In one embodiment, the invention is a method of estimating the wheel speed of a vehicle propelled by DC motors mechanically coupled to at least one wheel on the vehicle so as to rotate said one or more wheel. The method includes measuring the armature current and the field current in each of the DC motors and measuring a voltage applied to each of the DC motors. The method further includes determining a rotational speed as a function of the measured currents and voltage, and applying a correction factor to the determined rotational speed to obtain a corrected rotational speed. In one embodiment, the method further includes converting the corrected rotational speed into a linear wheel speed.
In another embodiment, the invention is a system for estimating the wheel speed of a vehicle propelled by DC motors mechanically coupled to at least one wheel on the vehicle so as to rotate said one or more wheel. The system includes at least one current detector configured to measure armature and field current in each of the DC motors and produce a signal proportional to said currents and a voltage detector configured to measure voltage applied to each of the DC motors and produce a signal proportional to said voltage. The system further includes a processor configured to determine a rotational speed as a function of the measured currents and voltages and configured to apply a correction factor to the determined rotational speed to obtain a corrected rotational speed. In one embodiment, the processor includes a motoring speed estimator module configured to determine a rotational speed using the current and voltage signals when the vehicle is operating in a motoring mode and produce a motoring rotational speed signal proportional to said rotational speed. The processor further includes a braking speed estimator module configured to determine a rotational speed using the current and voltage signals when the vehicle is operating in a braking mode and produce a braking rotational speed signal proportional to said rotational speed. The processor further includes a speed correction module configured to receive said motoring and braking rotational speed signals and at least one reference signal, said speed correction module configured to apply a correction factor to said rotational speed signals and translate said rotational speed signals to linear speed signals.
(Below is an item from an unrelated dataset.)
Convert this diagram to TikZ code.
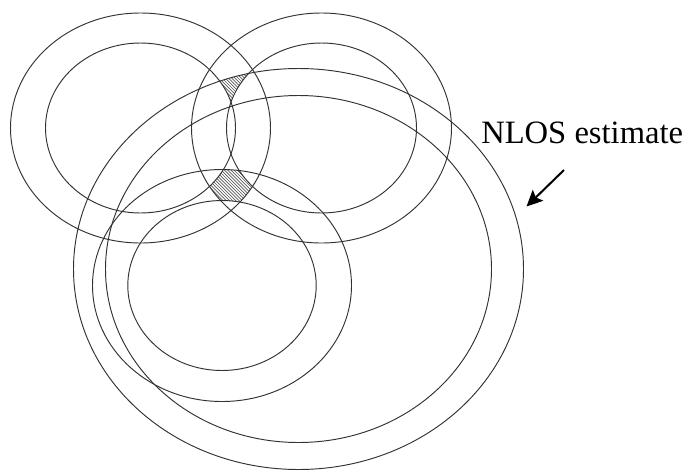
\documentclass[tikz,border=0pt]{standalone}
\usepackage{fontspec}
\setmainfont{Liberation Serif}
\usetikzlibrary{arrows.meta}
\begin{document}
\begin{tikzpicture}[x=1pt,y=-1pt,
  ring/.style={draw=black!80,line width=0.95pt},
  hatchline/.style={draw=black!65,line width=0.7pt},
  label/.style={font=\fontsize{32.6pt}{36pt}\selectfont,inner sep=0pt,anchor=base},
  pointer/.style={line width=2pt,-{Stealth[length=16pt,width=15pt,inset=3pt]}}]
\useasboundingbox (0,0) rectangle (690,469);
% centres
\coordinate (tl) at (140.5,128);
\coordinate (tr) at (321.5,128);
\coordinate (bt) at (222,285.5);
\coordinate (bg) at (298.5,269);
% hatched region 1: TL ring, TR ring, big ring
\begin{scope}[even odd rule]
  \clip (tl) ellipse [x radius=130pt,y radius=115pt] (tl) ellipse [x radius=95pt,y radius=85pt];
  \clip (tr) ellipse [x radius=130pt,y radius=115pt] (tr) ellipse [x radius=95pt,y radius=85pt];
  \clip (bg) ellipse [x radius=225pt,y radius=200.5pt] (bg) ellipse [x radius=193pt,y radius=173.5pt];
  \foreach \c in {0,3.2,...,220} \draw[hatchline] (\c+20,20) -- (\c+240,240);
\end{scope}
% hatched region 2: TL ring, TR ring, bottom ring
\begin{scope}[even odd rule]
  \clip (tl) ellipse [x radius=130pt,y radius=115pt] (tl) ellipse [x radius=95pt,y radius=85pt];
  \clip (tr) ellipse [x radius=130pt,y radius=115pt] (tr) ellipse [x radius=95pt,y radius=85pt];
  \clip (bt) ellipse [x radius=129.5pt,y radius=116pt] (bt) ellipse [x radius=94.2pt,y radius=85pt];
  \foreach \c in {0,3.2,...,220} \draw[hatchline] (\c+20,20) -- (\c+240,240);
\end{scope}
% rings
\draw[ring] (tl) ellipse [x radius=130pt,y radius=115pt];
\draw[ring] (tl) ellipse [x radius=95pt,y radius=85pt];
\draw[ring] (tr) ellipse [x radius=130pt,y radius=115pt];
\draw[ring] (tr) ellipse [x radius=95pt,y radius=85pt];
\draw[ring] (bt) ellipse [x radius=129.5pt,y radius=116pt];
\draw[ring] (bt) ellipse [x radius=94.2pt,y radius=85pt];
\draw[ring] (bg) ellipse [x radius=225pt,y radius=200.5pt];
\draw[ring] (bg) ellipse [x radius=193pt,y radius=173.5pt];
% label and arrow
\node[label] (lbl) at (582.2,143.3) {NLOS estimate};
\coordinate (ps) at (564,170);
\coordinate (pe) at (526.5,206.5);
\draw[pointer] (ps) -- (pe);
\end{tikzpicture}
\end{document}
In another embodiment, the invention is a method of detecting the occurrence of a locked axle condition in a vehicle propelled by multiple DC traction motors. The method includes measuring armature currents for each of a plurality of DC traction motors connected to a plurality of axles. The method further includes determining a minimum armature current from the measured currents, determining a maximum armature current from the measured currents, and comparing the minimum armature current to the maximum armature current to identify the occurrence of a locked axle condition. In one embodiment, the method further includes determining if the locomotive is operating in a motoring mode or a braking mode, and adding a value to the minimum armature current proportional to an Emf value for the traction motor multiplied by the rotational speed of the traction motor and divided by a resistance value for the traction motor when the vehicle is operating in the motoring mode. In one embodiment the method further includes estimating the rotational speed of the traction motor by measuring the armature current and the field current in a DC motor, said DC motor being mechanically coupled to at least one wheel on the vehicle so as to rotate said one or more. wheel, measuring a voltage applied to the DC motor, and determining a rotational speed from the measured currents and voltage.